Escalating Capabilities
These attacks are set to intensify. Ukraine is scaling up production of its domestically designed FirePoint Flamingo cruise missile from one to seven per day by October, each at a cost of $1 million. A new plant in Denmark will begin producing solid fuel for the missiles by December. With a range of 1,750 miles and a one-ton warhead, the Flamingo can target Moscow, St. Petersburg, and Russia’s oil infrastructure across the West and Caspian basin.
Even at current levels, Ukraine’s strikes on oil facilities are beginning to cause shortages — something for which the Russian public, accustomed to a steady diet of state propaganda, is ill-prepared.
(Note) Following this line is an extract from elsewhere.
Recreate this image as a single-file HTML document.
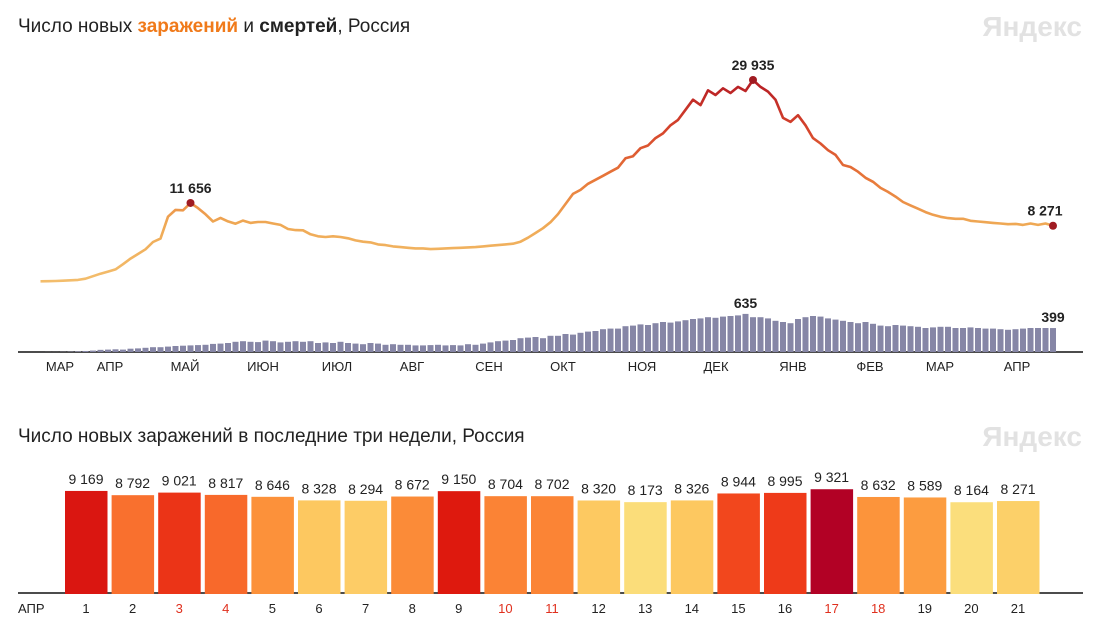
<!DOCTYPE html>
<html><head><meta charset="utf-8">
<style>
body{margin:0;background:#fff;width:1103px;height:643px;overflow:hidden;font-family:"Liberation Sans","DejaVu Sans",sans-serif;}
svg{display:block}
</style></head>
<body>
<svg id="c" width="1103" height="643">
<defs>
<linearGradient id="lg" gradientUnits="userSpaceOnUse" x1="0" y1="281" x2="0" y2="80">
<stop offset="0" stop-color="#f3bd6c"/>
<stop offset="0.28" stop-color="#efa955"/>
<stop offset="0.5" stop-color="#e8793a"/>
<stop offset="0.75" stop-color="#d6452c"/>
<stop offset="1" stop-color="#b51c24"/>
</linearGradient>
</defs>
<text x="18" y="32" font-size="19" fill="#222">Число новых <tspan fill="#f07a1a" font-weight="bold">заражений</tspan> и <tspan font-weight="bold">смертей</tspan>, Россия</text>
<text x="1082" y="36" font-size="28" font-weight="bold" fill="#e2e2e2" text-anchor="end">Яндекс</text>
<text x="18" y="442" font-size="19" fill="#222">Число новых заражений в последние три недели, Россия</text>
<text x="1082" y="446" font-size="28" font-weight="bold" fill="#e2e2e2" text-anchor="end">Яндекс</text>
<line x1="18" y1="352" x2="1083" y2="352" stroke="#111" stroke-width="1.5"/>
<line x1="18" y1="593" x2="1083" y2="593" stroke="#111" stroke-width="1.5"/>
<g id="topg"></g>
<g id="botg"></g>
</svg>
<script>
const startDay = 11;
const stepDays = 3;
const cases = [10,30,60,100,160,230,400,
770,1150,1460,1790,2550,3390,4070,4770,5850,
6360,9620,10630,10560,11656,10900,9970,8900,9430,
8920,8570,9030,8700,8830,8830,8600,8400,7790,
7630,7600,7000,6700,6600,6700,6600,6400,6100,
5900,5800,5500,5400,5200,5100,5000,4900,4900,
4800,4850,4900,4950,5000,5050,5100,5200,5300,
5400,5500,5600,5900,6500,7200,7900,8800,10000,
11500,13000,13600,14500,15100,15700,16300,16900,18300,
18600,19800,20200,21300,22000,23200,24000,25500,27000,
26200,28400,27700,28700,28000,28900,28300,29935,28900,
28200,27000,24300,23700,24700,23200,21300,20500,19500,
18800,17300,17000,16300,15400,14800,13900,13300,12600,
11800,11300,10800,10300,9900,9600,9400,9300,9300,
9000,8900,8800,8700,8600,8500,8550,8400,8600,
8400,8600,8271];
const deaths = [0,1,1,3,5,9,17,
24,36,40,45,40,55,60,70,80,
80,90,100,105,110,115,120,135,140,
150,170,180,170,165,190,180,160,170,
180,170,180,150,160,150,170,150,140,
130,150,140,120,130,120,120,110,110,
115,120,110,115,110,130,120,140,160,
180,190,200,230,240,250,230,270,270,
300,290,320,340,350,380,390,390,430,
440,460,450,480,500,490,510,530,550,
560,580,570,590,600,610,635,580,580,
560,520,500,480,550,580,600,590,560,
540,520,500,480,500,470,440,430,450,
440,430,420,400,410,420,420,400,400,
410,400,390,390,380,370,380,390,400,
400,400,399];
const monthLabels = ["МАР","АПР","МАЙ","ИЮН","ИЮЛ","АВГ","СЕН","ОКТ","НОЯ","ДЕК","ЯНВ","ФЕВ","МАР","АПР"];

const aprDays = [1,2,3,4,5,6,7,8,9,10,11,12,13,14,15,16,17,18,19,20,21];
const aprCases = [9169,8792,9021,8817,8646,8328,8294,8672,9150,8704,8702,8320,8173,8326,8944,8995,9321,8632,8589,8164,8271];
const weekendDays = [3,4,10,11,17,18];

const NS="http://www.w3.org/2000/svg";
function mk(tag,attrs,parent){const e=document.createElementNS(NS,tag);for(const k in attrs)e.setAttribute(k,attrs[k]);parent.appendChild(e);return e;}
function fmt(v){return String(v).replace(/\B(?=(\d{3})+(?!\d))/g," ");}

const xDay = d => 758 + (d-298)*2.5;
const yCase = v => 281.4 - v*0.006729;
const yDeath = v => 352 - v*0.06;
const topG=document.getElementById('topg');

deaths.forEach((v,i)=>{
  const d=startDay+i*stepDays;
  const r=mk('rect',{x:xDay(d)-3,y:yDeath(v),width:6,height:352-yDeath(v),fill:'#8686a6'},topG);
  
  
});
let dstr="";
cases.forEach((v,i)=>{dstr+=(i?"L":"M")+xDay(startDay+i*stepDays).toFixed(1)+","+yCase(v).toFixed(1);});
const ln=mk('path',{d:dstr,fill:'none',stroke:'url(#lg)','stroke-width':2.6,'stroke-linejoin':'round'},topG);



function markCase(i,dx){
  const d=startDay+i*stepDays,v=cases[i];
  const c=mk('circle',{cx:xDay(d),cy:yCase(v),r:4,fill:'#a01b22'},topG);
  
  
  const t=mk('text',{x:xDay(d)+dx,y:yCase(v)-10,'font-size':14,'font-weight':'bold',fill:'#222','text-anchor':'middle'},topG);
  t.textContent=fmt(v);
  
  
}
let mi=0;for(let i=0;i<40;i++)if(cases[i]>cases[mi])mi=i;
markCase(mi,0);
let gi=0;cases.forEach((v,i)=>{if(v>cases[gi])gi=i;});
markCase(gi,0);
markCase(cases.length-1,-8);
let di=0;deaths.forEach((v,i)=>{if(v>deaths[di])di=i;});
[di,deaths.length-1].forEach(i=>{
  const t=mk('text',{x:xDay(startDay+i*stepDays),y:yDeath(deaths[i])-6,'font-size':14,'font-weight':'bold',fill:'#222','text-anchor':'middle'},topG);
  t.textContent=fmt(deaths[i]);
  
  
});
const monthCenters=[60,110,185,263,337,412,489,563,642,716,793,870,940,1017];
monthLabels.forEach((m,i)=>{
  const t=mk('text',{x:monthCenters[i],y:371,'font-size':13,fill:'#222','text-anchor':'middle'},topG);
  t.textContent=m;
  
  
});

const botG=document.getElementById('botg');
const yB = v => 594 - v*0.01124;
const xB = i => 65 + i*46.6;
const lo=8150, hi=9330;
function col(v){
  const stops=[[0,[251,224,126]],[0.15,[253,200,96]],[0.4,[252,150,60]],[0.55,[249,110,45]],[0.7,[240,62,26]],[0.85,[222,24,14]],[0.92,[200,14,30]],[1,[176,0,38]]];
  const t=Math.max(0,Math.min(1,(v-lo)/(hi-lo)));
  for(let k=1;k<stops.length;k++){if(t<=stops[k][0]){const a=stops[k-1],b=stops[k],f=(t-a[0])/(b[0]-a[0]);return 'rgb('+a[1].map((c,j)=>Math.round(c+(b[1][j]-c)*f)).join(',')+')';}}
  return 'rgb(176,0,38)';
}
aprCases.forEach((v,i)=>{
  const r=mk('rect',{x:xB(i),y:yB(v),width:42.5,height:594-yB(v),fill:col(v)},botG);
  
  
  const t=mk('text',{x:xB(i)+21,y:yB(v)-7,'font-size':14,fill:'#222','text-anchor':'middle'},botG);
  t.textContent=fmt(v);
  
  
  const d=mk('text',{x:xB(i)+21,y:613,'font-size':13,fill:weekendDays.includes(aprDays[i])?'#e0301e':'#222','text-anchor':'middle'},botG);
  d.textContent=aprDays[i];
  
  
});
const ap=mk('text',{x:18,y:613,'font-size':13,fill:'#222'},botG);
ap.textContent="АПР";


</script>
</body></html>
Combined with mounting battlefield casualties, these shortages could fuel political unrest inside Russia.
Putin’s anxiety is evident in the spate of unattributable drone and fighter intrusions into NATO airspace over Poland, Estonia, Sweden, and Denmark — the latter singled out for its role in the Flamingo program. These micro-aggressions appear designed to sow division within NATO, though so far they have achieved the opposite. A measured response could even pave the way for a NATO-enforced no-fly zone over parts of Ukraine, imposed at long range without direct NATO incursions into Ukrainian skies.
Global Shipping in the Crosshairs
The broader consequences of Ukraine’s evolving strategy are harder to measure, but one outcome seems certain: severe disruption to Russia’s oil and gas export system. Strikes on ports, pipelines, and Russia’s so-called “dark fleet” of tankers will force global markets to adapt. Shipping capacity will have to be reallocated as countries turn away from Russian energy and seek supplies elsewhere.
What began as a land war in Eastern Europe is now expanding into an economic and maritime struggle with worldwide implications. If Ukraine’s strategy continues to escalate, global shipping lanes — and the stability of international energy markets — may be the next front line.